The average rate for 30-year fixed loans declined to 4.76 percent in the week ended today from 4.88 percent a week ago, according to Freddie Mac. The average 15-year rate was 3.97 percent, down from 4.15 percent in each of the past two weeks, the McLean, Virginia-based mortgage-finance company said in a statement.
Yields on 10-year U.S. Treasury notes, which are benchmarks for some consumer loans, fell this week to the lowest level since December and stocks sank, reflecting investors’ concern about the risk of radiation leaks at the Fukushima Dai-Ichi nuclear plant 135 miles north of Tokyo.

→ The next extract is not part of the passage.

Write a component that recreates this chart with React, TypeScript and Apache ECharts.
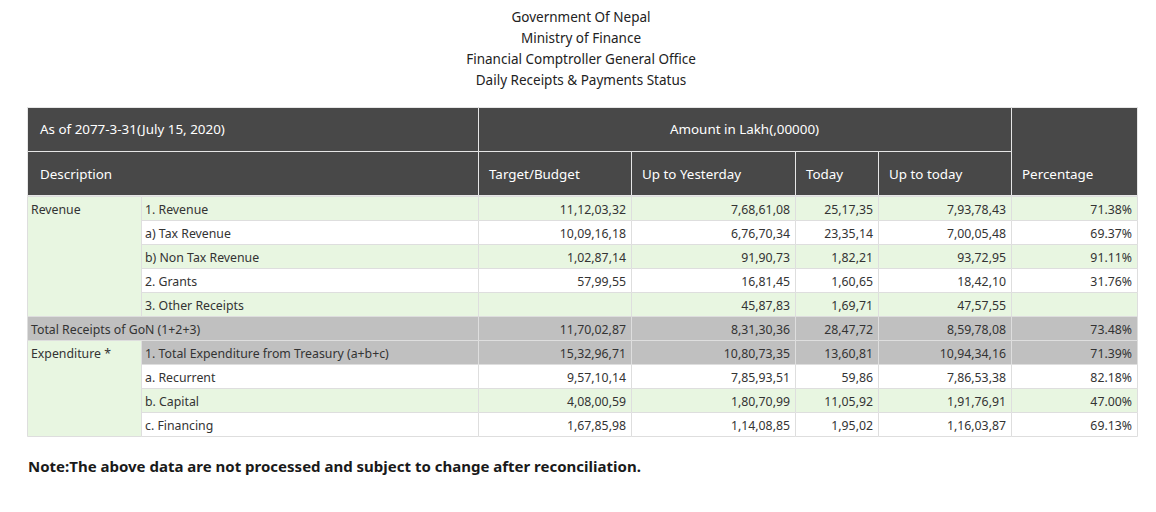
import React, { useEffect, useRef } from "react";
import * as echarts from "echarts";

const titles = [
  "Government Of Nepal",
  "Ministry of Finance",
  "Financial Comptroller General Office",
  "Daily Receipts & Payments Status",
];
const headerDate = "As of 2077-3-31(July 15, 2020)";
const headerAmount = "Amount in Lakh(,00000)";
const columnHeaders = ["Description", "Target/Budget", "Up to Yesterday", "Today", "Up to today", "Percentage"];
const groupLabels = ["Revenue", "Expenditure *"];
const groupStarts = [0, 6];
const groupSpans = [5, 4];
const items = [
  "1. Revenue",
  "a) Tax Revenue",
  "b) Non Tax Revenue",
  "2. Grants",
  "3. Other Receipts",
  "Total Receipts of GoN (1+2+3)",
  "1. Total Expenditure from Treasury (a+b+c)",
  "a. Recurrent",
  "b. Capital",
  "c. Financing",
];
const targetBudget = ["11,12,03,32", "10,09,16,18", "1,02,87,14", "57,99,55", "", "11,70,02,87", "15,32,96,71", "9,57,10,14", "4,08,00,59", "1,67,85,98"];
const upToYesterday = ["7,68,61,08", "6,76,70,34", "91,90,73", "16,81,45", "45,87,83", "8,31,30,36", "10,80,73,35", "7,85,93,51", "1,80,70,99", "1,14,08,85"];
const todayValues = ["25,17,35", "23,35,14", "1,82,21", "1,60,65", "1,69,71", "28,47,72", "13,60,81", "59,86", "11,05,92", "1,95,02"];
const upToToday = ["7,93,78,43", "7,00,05,48", "93,72,95", "18,42,10", "47,57,55", "8,59,78,08", "10,94,34,16", "7,86,53,38", "1,91,76,91", "1,16,03,87"];
const percentage = ["71.38%", "69.37%", "91.11%", "31.76%", "", "73.48%", "71.39%", "82.18%", "47.00%", "69.13%"];
const rowKinds = ["green", "white", "green", "white", "green", "gray", "gray", "white", "green", "white"];
const fullWidthRows = [5];
const note = "Note:The above data are not processed and subject to change after reconciliation.";

const FONT = "'Noto Sans', 'Open Sans', sans-serif";
const colX = [27, 141, 478, 631, 795, 878, 1011, 1137];
const headTop = 107;
const headMid = 151;
const headBottom = 195;
const rowTop = 196;
const rowH = 24;
const fills: Record<string, string> = { green: "#e8f6e1", white: "#ffffff", gray: "#c0c0c0" };
const border = "#dedede";
const headBg = "#484848";

function buildGraphic() {
  const els: any[] = [];
  const rect = (x1: number, y1: number, x2: number, y2: number, fill: string, stroke = border) =>
    els.push({ type: "rect", shape: { x: x1 + 0.5, y: y1 + 0.5, width: x2 - x1, height: y2 - y1 }, style: { fill, stroke, lineWidth: 1 } });
  const text = (t: string, x: number, y: number, align: string, opts: any = {}) =>
    els.push({
      type: "text",
      x,
      y,
      style: { text: t, fill: opts.color || "#333", font: `${opts.weight || "normal"} ${opts.size || 12.3}px ${FONT}`, align, verticalAlign: "middle" },
    });

  titles.forEach((t, i) => text(t, 581, 17 + i * 21, "center", { size: 13.5, color: "#222" }));

  // header
  const hs = "#e6e6e6";
  rect(colX[0], headTop, colX[2], headMid, headBg, hs);
  rect(colX[2], headTop, colX[6], headMid, headBg, hs);
  rect(colX[6], headTop, colX[7], headBottom, headBg, hs);
  rect(colX[0], headMid, colX[2], headBottom, headBg, hs);
  for (let c = 2; c < 6; c++) rect(colX[c], headMid, colX[c + 1], headBottom, headBg, hs);
  text(headerDate, colX[0] + 13, (headTop + headMid) / 2, "left", { color: "#fff", size: 13.4 });
  text(headerAmount, (colX[2] + colX[6]) / 2, (headTop + headMid) / 2, "center", { color: "#fff", size: 13.4 });
  text(columnHeaders[0], colX[0] + 13, (headMid + headBottom) / 2 + 1, "left", { color: "#fff", size: 13.4 });
  for (let c = 1; c < 6; c++) text(columnHeaders[c], colX[c + 1] + 11, (headMid + headBottom) / 2 + 1, "left", { color: "#fff", size: 13.4 });

  // body
  const valueCols = [targetBudget, upToYesterday, todayValues, upToToday, percentage];
  items.forEach((label, r) => {
    const y1 = rowTop + r * rowH;
    const y2 = y1 + rowH;
    const fill = fills[rowKinds[r]];
    const full = fullWidthRows.includes(r);
    if (full) {
      rect(colX[0], y1, colX[2], y2, fill);
      text(label, colX[0] + 4, y1 + rowH / 2 + 1, "left");
    } else {
      rect(colX[1], y1, colX[2], y2, fill);
      text(label, colX[1] + 4, y1 + rowH / 2 + 1, "left");
    }
    valueCols.forEach((vals, k) => {
      rect(colX[k + 2], y1, colX[k + 3], y2, fill);
      if (vals[r]) text(vals[r], colX[k + 3] - 5, y1 + rowH / 2 + 1, "right");
    });
  });
  groupLabels.forEach((g, i) => {
    const y1 = rowTop + groupStarts[i] * rowH;
    rect(colX[0], y1, colX[1], y1 + groupSpans[i] * rowH, fills.green);
    text(g, colX[0] + 4, y1 + rowH / 2 + 1, "left");
  });

  text(note, 28, 466, "left", { weight: "bold", size: 15, color: "#1a1a1a" });
  return els;
}

export default function App() {
  const ref = useRef<HTMLDivElement>(null);
  useEffect(() => {
    if (!ref.current) return;
    const chart = echarts.init(ref.current, undefined, { renderer: "svg" });
    chart.setOption({ animation: false, backgroundColor: "#ffffff", graphic: { elements: buildGraphic() } });
    return () => chart.dispose();
  }, []);
  return <div ref={ref} style={{ position: "fixed", left: 0, top: 0, width: 1156, height: 512 }} />;
}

“There’s been a little flight to -- I don’t want to say safety -- quality,” said Keith Gumbinger, vice president of HSH Associates, a publisher of consumer-loan data in Pompton Plains, New Jersey. “As long as trouble remains in the forefront, interest rates are likely to be lower than they otherwise would be.”
The drop in rates probably will lead to an increase in refinancing, Gumbinger said.
Mortgage applications in the U.S. fell 0.7 percent in the week ended March 11, according to the Mortgage Bankers Association’s index. The Washington-based group’s measure of purchase applications declined 4 percent and its refinancing gauge climbed 0.9 percent.
Housing starts plunged to a 22-month low in February, and permits for construction fell to a record low, the Commerce Department said yesterday. U.S. homebuilders are competing with foreclosures and falling prices for existing homes.
Rates for home loans began climbing from a record low of 4.17 percent in the week ended Nov. 11 and reached a 10-month high of 5.05 percent in February. The rate decline since then has pushed the monthly payment for a $300,000 mortgage to about $1,567 from $1,620.